Key Aspects of a Business Credit Score:

  1. Purpose:
    • Credit Risk Assessment: Business credit scores help lenders, suppliers, and creditors evaluate the likelihood that a business will repay its debts on time. A higher score indicates lower risk, while a lower score suggests higher risk.
    • Decision-Making Tool: The score is a critical factor in decisions related to loan approvals, credit terms, interest rates, and contract negotiations.
  2. Factors Influencing Business Credit Scores:
    • Payment History: Consistently paying bills on time is one of the most important factors affecting a business credit score. Late or missed payments can significantly lower the score.
    • Credit Utilization: The ratio of credit used to credit available, also known as credit utilization, impacts the score. Lower utilization indicates prudent credit management and can positively influence the score.
    • Length of Credit History: The longer a business has been using credit responsibly, the better its credit score is likely to be. A longer credit history provides more data for assessing credit behavior.
    • Debt Levels: High levels of debt, especially relative to income or assets, can negatively affect a business credit score. Managing debt levels carefully is crucial for maintaining a good score.
    • Public Records: Bankruptcies, liens, judgments, and other legal filings can have a severe negative impact on a business credit score. These records suggest financial instability or a history of financial difficulties.

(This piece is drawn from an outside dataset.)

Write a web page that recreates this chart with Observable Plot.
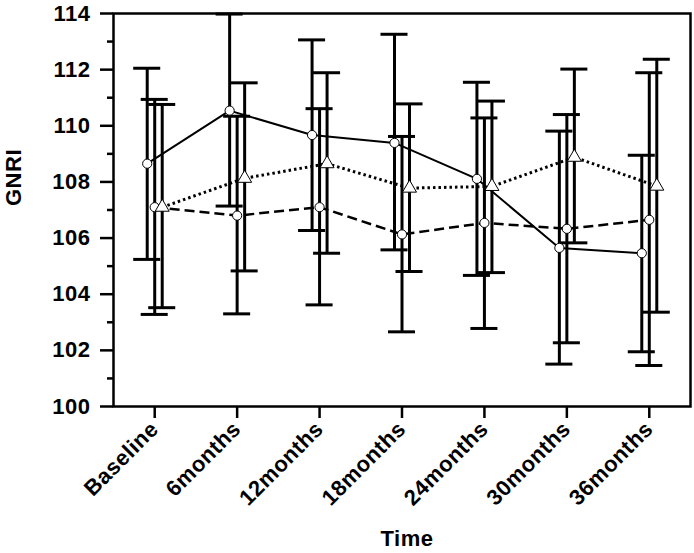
<!DOCTYPE html>
<html>
<head>
<meta charset="utf-8">
<script src="https://cdn.jsdelivr.net/npm/d3@7"></script>
<script src="https://cdn.jsdelivr.net/npm/@observablehq/plot@0.6"></script>
<style>
  html, body { margin: 0; padding: 0; background: #fff; }
  #chart svg { display: block; }
</style>
</head>
<body>
<div id="chart"></div>
<script>
const timeLabels = ["Baseline", "6months", "12months", "18months", "24months", "30months", "36months"];

// Series A: solid line, circles
const solidMean = [108.65, 110.54, 109.67, 109.39, 108.11, 105.65, 105.46];
const solidHigh = [112.05, 113.98, 113.06, 113.26, 111.55, 109.81, 108.95];
const solidLow  = [105.24, 107.14, 106.27, 105.58, 104.67, 101.51, 101.95];

// Series B: dashed line, circles
const dashedMean = [107.10, 106.80, 107.10, 106.13, 106.54, 106.33, 106.65];
const dashedHigh = [110.94, 110.34, 110.61, 109.62, 110.28, 110.40, 111.89];
const dashedLow  = [103.28, 103.30, 103.62, 102.66, 102.78, 102.27, 101.46];

// Series C: dotted line, triangles
const dottedMean = [107.10, 108.13, 108.65, 107.78, 107.84, 108.88, 107.85];
const dottedHigh = [110.76, 111.53, 111.89, 110.78, 110.88, 112.02, 112.37];
const dottedLow  = [103.52, 104.83, 105.46, 104.81, 104.77, 105.83, 103.36];

const yMajorTicks = [100, 102, 104, 106, 108, 110, 112, 114];
const yMinorTicks = [101, 103, 105, 107, 109, 111, 113];

const xTitle = "Time";
const yTitle = "GNRI";

const series = [
  {mean: solidMean, high: solidHigh, low: solidLow, dx: -7.5, dash: null, width: 2, symbol: "circle", r: 4.6},
  {mean: dashedMean, high: dashedHigh, low: dashedLow, dx: 0, dash: "10,5", width: 2.5, symbol: "circle", r: 4.6},
  {mean: dottedMean, high: dottedHigh, low: dottedLow, dx: 7.5, dash: "2.5,3", width: 3, symbol: "triangle", r: 5.2}
];

function rows(s) {
  return timeLabels.map((t, i) => ({i, mean: s.mean[i], high: s.high[i], low: s.low[i]}));
}

const font = "'Liberation Sans', Arial, sans-serif";
const capHalf = 0.164;
const marks = [];
for (const s of series) {
  const d = rows(s);
  marks.push(Plot.ruleX(d, {x: "i", y1: "low", y2: "high", dx: s.dx, stroke: "black", strokeWidth: 3}));
  marks.push(Plot.ruleY(d, {x1: r => r.i - capHalf, x2: r => r.i + capHalf, y: "high", dx: s.dx, stroke: "black", strokeWidth: 3}));
  marks.push(Plot.ruleY(d, {x1: r => r.i - capHalf, x2: r => r.i + capHalf, y: "low", dx: s.dx, stroke: "black", strokeWidth: 3}));
}
for (const s of series) {
  const d = rows(s);
  marks.push(Plot.line(d, {x: "i", y: "mean", dx: s.dx, stroke: "black", strokeWidth: s.width, strokeDasharray: s.dash, strokeLinecap: "butt"}));
}
for (const s of series) {
  const d = rows(s);
  marks.push(Plot.dot(d, {x: "i", y: "mean", dx: s.dx, symbol: s.symbol, r: s.r, fill: "white", stroke: "black", strokeWidth: 1}));
}

const chart = Plot.plot({
  width: 694,
  height: 553,
  marginLeft: 113,
  marginRight: 4,
  marginTop: 13,
  marginBottom: 147,
  style: {fontFamily: font, fontSize: "22px", fontWeight: "bold", color: "black", background: "white", letterSpacing: "0.5px"},
  x: {domain: [-0.5, timeLabels.length - 0.5]},
  y: {domain: [100, 114]},
  marks: [
    Plot.axisY({ticks: yMajorTicks, tickSize: 13, tickPadding: 10, strokeWidth: 2.5, fontSize: 22, label: null}),
    Plot.axisY({ticks: yMinorTicks, tickSize: 6, tickFormat: () => "", strokeWidth: 2.5, label: null}),
    Plot.axisX({ticks: d3.range(timeLabels.length), tickFormat: i => timeLabels[i], tickSize: 12, tickPadding: 7, tickRotate: -45, strokeWidth: 2.5, fontSize: 22, label: null}),
    Plot.text([xTitle], {frameAnchor: "bottom", dx: 5, dy: 139, fontSize: 22, fontWeight: "bold", fill: "black"}),
    Plot.text([yTitle], {frameAnchor: "left", dx: -100, dy: -4, rotate: -90, fontSize: 22, fontWeight: "bold", fill: "black"}),
    ...marks,
    Plot.frame({stroke: "black", strokeWidth: 2.5})
  ]
});
document.getElementById("chart").appendChild(chart);
</script>
</body>
</html>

    • Industry Risk: Some credit scoring models also consider the industry in which the business operates, as certain industries are deemed riskier than others based on economic conditions and market volatility.
  3. Credit Reporting Agencies:
    • Dun & Bradstreet (D&B): D&B is one of the most well-known business credit reporting agencies, providing the D&B PAYDEX score, which measures payment performance.
    • Experian Business: Experian offers business credit scores that range from 0 to 100, assessing the likelihood of serious delinquency within the next 12 months.
    • Equifax Business: Equifax provides a business credit risk score that ranges from 101 to 992, indicating the risk level of a business defaulting on its payments.
    • FICO SBSS Score: The FICO Small Business Scoring Service (SBSS) score ranges from 0 to 300 and is commonly used by lenders, including the U.S. Small Business Administration (SBA), to assess small business credit applications.
  4. Common Business Credit Scores:
    • D&B PAYDEX Score: Ranges from 0 to 100, with a higher score indicating better payment performance. A score of 80 or above generally means payments are made on time or early.
    • Experian Intelliscore: Ranges from 0 to 100, with higher scores indicating lower credit risk. The score is based on factors like payment history, outstanding balances, and the age of credit accounts.
    • Equifax Business Credit Risk Score: Ranges from 101 to 992, with higher scores representing lower risk. This score is used to predict the likelihood of severe delinquency.
    • FICO SBSS Score: Ranges from 0 to 300 and is used by lenders to evaluate small business loan applications. The score considers both business and personal credit information.
  5. Importance of a Good Business Credit Score:
    • Access to Financing: A high business credit score increases the likelihood of securing loans, lines of credit, and other forms of financing at favorable terms and interest rates.
    • Better Supplier Terms: Suppliers may offer more favorable payment terms, such as longer payment periods or higher credit limits, to businesses with strong credit scores.
    • Lower Insurance Premiums: Some insurance companies consider business credit scores when determining premiums, with higher scores potentially leading to lower costs.
    • Negotiating Power: A strong credit score gives businesses more leverage in negotiations with lenders, suppliers, and other stakeholders, allowing them to secure better deals.
  6. Improving and Maintaining a Business Credit Score:
    • Timely Payments: Paying bills and credit obligations on time is the most effective way to maintain or improve a business credit score.
    • Monitoring Credit Reports: Regularly reviewing business credit reports from major credit reporting agencies helps identify and correct any errors or inaccuracies that could negatively affect the score.
    • Managing Debt: Keeping debt levels manageable and avoiding over-leveraging can help maintain a strong credit score.
    • Diversifying Credit: Using different types of credit, such as loans, credit lines, and trade credit, can demonstrate responsible credit management and positively impact the score.
    • Limiting Credit Inquiries: Multiple credit inquiries within a short period can negatively affect the score, so businesses should be strategic about applying for new credit.
  7. Challenges and Considerations:
    • New Businesses: New businesses may have limited credit history, making it challenging to build a strong credit score quickly. Establishing trade credit with suppliers and opening business credit accounts can help build credit over time.
    • Impact of Personal Credit: For small businesses, the owner’s personal credit score can also impact the business credit score, especially in the early stages. Maintaining good personal credit is important for the business’s financial health.
    • Industry-Specific Risks: Certain industries are considered riskier by credit reporting agencies, which can influence the business credit score. Understanding how industry risks are factored into the score is important for businesses operating in volatile sectors.
  8. Accessing Business Credit Scores:
    • Credit Reporting Agencies: Business owners can obtain their credit scores directly from agencies like Dun & Bradstreet, Experian, or Equifax. Some services offer free access to credit scores, while others may charge a fee.
    • Credit Monitoring Services: Many businesses use credit monitoring services to track their scores over time, receive alerts about changes, and manage their credit profile proactively.

In summary, a Business Credit Score is a numerical measure of a company’s creditworthiness, reflecting its ability to manage financial obligations and repay debts. It is used by lenders, suppliers, and other stakeholders to assess the risk of doing business with the company. Maintaining a good business credit score is essential for accessing financing, securing favorable terms, and ensuring long-term financial stability. Businesses can improve their credit scores by managing debt responsibly, making timely payments, and regularly monitoring their credit reports.